Море – перспектива без ясной цели, определенного конца; горизонт, бесконечно расширяющий восприятие. Будучи движением, оно не знает покоя твердых оснований. Его сущность в сомнении и в тревоге. Свободное от внешних предписаний, оно не связано внутренней необходимостью того, чему «должно свершиться». В нем нет каузальности предустановленных границ, но есть свобода избрания и есть глубина свободы. Оно не ограничивает, а открывает; не сдерживает, а отпускает. Жизнь моря отлична от жизни земной поверхности, но жизнь зародилась в море. Рыба – символ первых христиан.

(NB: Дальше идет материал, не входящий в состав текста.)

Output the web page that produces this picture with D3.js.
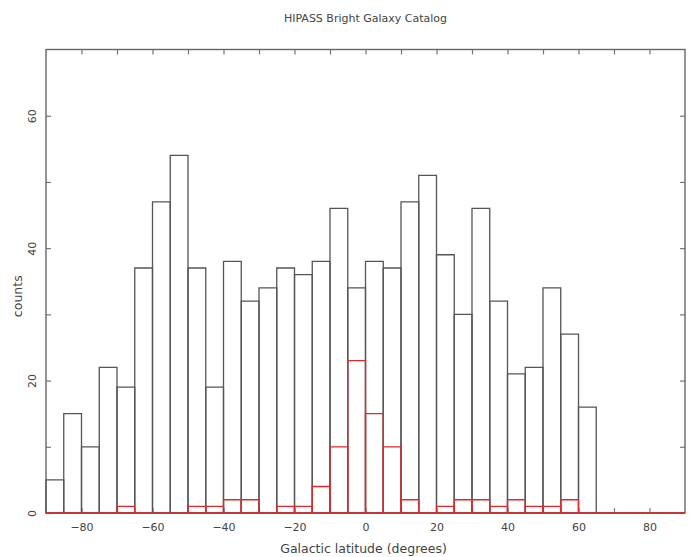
<!DOCTYPE html>
<html lang="en">
<head>
<meta charset="UTF-8">
<title>HIPASS Bright Galaxy Catalog</title>
<script src="https://cdn.jsdelivr.net/npm/d3@7"></script>
<style>
    body { margin: 0; background: #fff; }
    text { font-family: "DejaVu Sans", sans-serif; fill: #444; }
    .domain { display: none; }
</style>
</head>
<body>
<div id="chart"></div>
<script>
    // lower edge of each 5 degree bin
    const binLow = [-90, -85, -80, -75, -70, -65, -60, -55, -50, -45, -40, -35,
                    -30, -25, -20, -15, -10, -5, 0, 5, 10, 15, 20, 25,
                    30, 35, 40, 45, 50, 55, 60, 65, 70, 75, 80, 85];
    const binWidth = 5;
    // all galaxies
    const allCounts = [5, 15, 10, 22, 19, 37, 47, 54, 37, 19, 38, 32,
                       34, 37, 36, 38, 46, 34, 38, 37, 47, 51, 39, 30,
                       46, 32, 21, 22, 34, 27, 16, 0, 0, 0, 0, 0];
    // subset (red)
    const subCounts = [0, 0, 0, 0, 1, 0, 0, 0, 1, 1, 2, 2,
                       0, 1, 1, 4, 10, 23, 15, 10, 2, 0, 1, 2,
                       2, 1, 2, 1, 1, 2, 0, 0, 0, 0, 0, 0];
    const xTicks = [-80, -70, -60, -50, -40, -30, -20, -10, 0, 10, 20, 30, 40, 50, 60, 70, 80];
    const yTicks = [0, 10, 20, 30, 40, 50, 60];

    const width = 694, height = 557;
    const margin = {top: 49.5, right: 9, bottom: 44, left: 46};

    const svg = d3.select("#chart").append("svg")
        .attr("width", width)
        .attr("height", height);

    const x = d3.scaleLinear().domain([-90, 90]).range([margin.left, width - margin.right]);
    const y = d3.scaleLinear().domain([0, 70]).range([height - margin.bottom, margin.top]);

    const fmt = d => (d % 20 === 0 ? d3.format("")(d) : "");

    // axes, ticks pointing inward
    const xBottom = svg.append("g")
        .attr("transform", `translate(0,${height - margin.bottom})`)
        .call(d3.axisBottom(x).tickValues(xTicks).tickSize(-5).tickPadding(10).tickFormat(fmt));
    svg.append("g")
        .attr("transform", `translate(0,${margin.top})`)
        .call(d3.axisTop(x).tickValues(xTicks).tickSize(-5).tickFormat(""));
    const yLeft = svg.append("g")
        .attr("transform", `translate(${margin.left},0)`)
        .call(d3.axisLeft(y).tickValues(yTicks).tickSize(-5).tickFormat(fmt));
    svg.append("g")
        .attr("transform", `translate(${width - margin.right},0)`)
        .call(d3.axisRight(y).tickValues(yTicks).tickSize(-5).tickFormat(""));

    svg.selectAll(".tick line").attr("stroke", "#777").attr("stroke-width", 1.2);
    xBottom.selectAll("text").attr("font-size", 11).attr("fill", "#444");
    yLeft.selectAll("text")
        .attr("font-size", 11)
        .attr("fill", "#444")
        .attr("text-anchor", "middle")
        .attr("x", 0).attr("dy", 0)
        .attr("transform", "translate(-10,0) rotate(-90)");

    // frame
    svg.append("rect")
        .attr("x", x(-90)).attr("y", y(70))
        .attr("width", x(90) - x(-90)).attr("height", y(0) - y(70))
        .attr("fill", "none").attr("stroke", "#666").attr("stroke-width", 1.4);

    // histogram outlines, drawn as paths so empty bins still show a baseline
    const barPath = d => {
        const x0 = x(d.lo), x1 = x(d.lo + binWidth), y0 = y(0), yt = y(d.n);
        return `M${x0},${y0}V${yt}H${x1}V${y0}Z`;
    };
    const bars = (counts, colour, cls) => svg.selectAll("." + cls)
        .data(binLow.map((b, i) => ({lo: b, n: counts[i]})))
        .enter().append("path")
        .attr("class", cls)
        .attr("d", barPath)
        .attr("fill", "none")
        .attr("stroke", colour)
        .attr("stroke-width", 1.3);

    bars(allCounts, "#555", "allBar");
    bars(subCounts, "#e0282c", "subBar");

    // labels
    svg.append("text")
        .attr("x", (x(-90) + x(90)) / 2)
        .attr("y", 22)
        .attr("text-anchor", "middle")
        .attr("font-size", 11)
        .attr("fill", "#555")
        .text("HIPASS Bright Galaxy Catalog");

    svg.append("text")
        .attr("x", (x(-90) + x(90)) / 2 - 2)
        .attr("y", 553)
        .attr("text-anchor", "middle")
        .attr("font-size", 12.5)
        .text("Galactic latitude (degrees)");

    svg.append("text")
        .attr("transform", `translate(22,${(y(0) + y(70)) / 2 + 15}) rotate(-90)`)
        .attr("text-anchor", "middle")
        .attr("font-size", 12.5)
        .text("counts");
</script>
</body>
</html>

Меньше других на море как специфический элемент евангельской топографии обращает внимание самый эллинизированный и самый «метафизичный» из евангелистов Иоанн. За ним по частоте упоминания морской стихии следуют в порядке возрастания Матфей и Лука. Только у Марка приморская проповедь Иисуса занимает пространство, достаточное для выделения моря в самостоятельный смысловой центр, наряду с привычными возвышенностями и иерусалимским храмом: Иисус пришел в Галилею приморскую после того, как предан был Иоанн Креститель, – с того времени Он начал впервые говорить (проповедовать): Мат. 4, 12—18; Мар. 1, 14—16, о чем Лука лишь глухо упоминает как о возложенном на Него исполнении (Лук. 4, 17—21), а Иоанн и вовсе опускает. Проходя же близ моря Галилейского, Иисус обрел и своих первых последователей (оба события у Матфея и Марка следуют непосредственно друг за другом, образуя четкую, нерушимую последовательность рассказа). Так проповедь, по своему географическому местоположению «высказанная при море» и предшествующая «нагорной», уже самим фактом «эмпирически-исторического» существования (в противоположность «отвлеченно-метафизическому» и «символическому») указывает на принципиальные отличия мышления, необходимые для ее восприятия и понимания (верификации). Но исторического опять же в синоптическом смысле – ибо вся проповедь высказывается независимо от контекста возможных причин и следствий, независимо от истории. Здесь нет и упоминания о Голгофе, о предстоящем, о каком-либо смысле. Единственная причина, как и смысл, – само содержание проповеди, опрокидывающее любые возможные ожидания и заставляющее искать для себя специальные формы выражения. Подобно морю, непрерывно обрушивающему собственные берега, содержание Приморской проведи «раньше» любой метафизики, «прежде» любой истории и любого смысла, ни в коей мере не подчиняясь им – а лишь собственным – «подводным» – течениям, приливам и отливам.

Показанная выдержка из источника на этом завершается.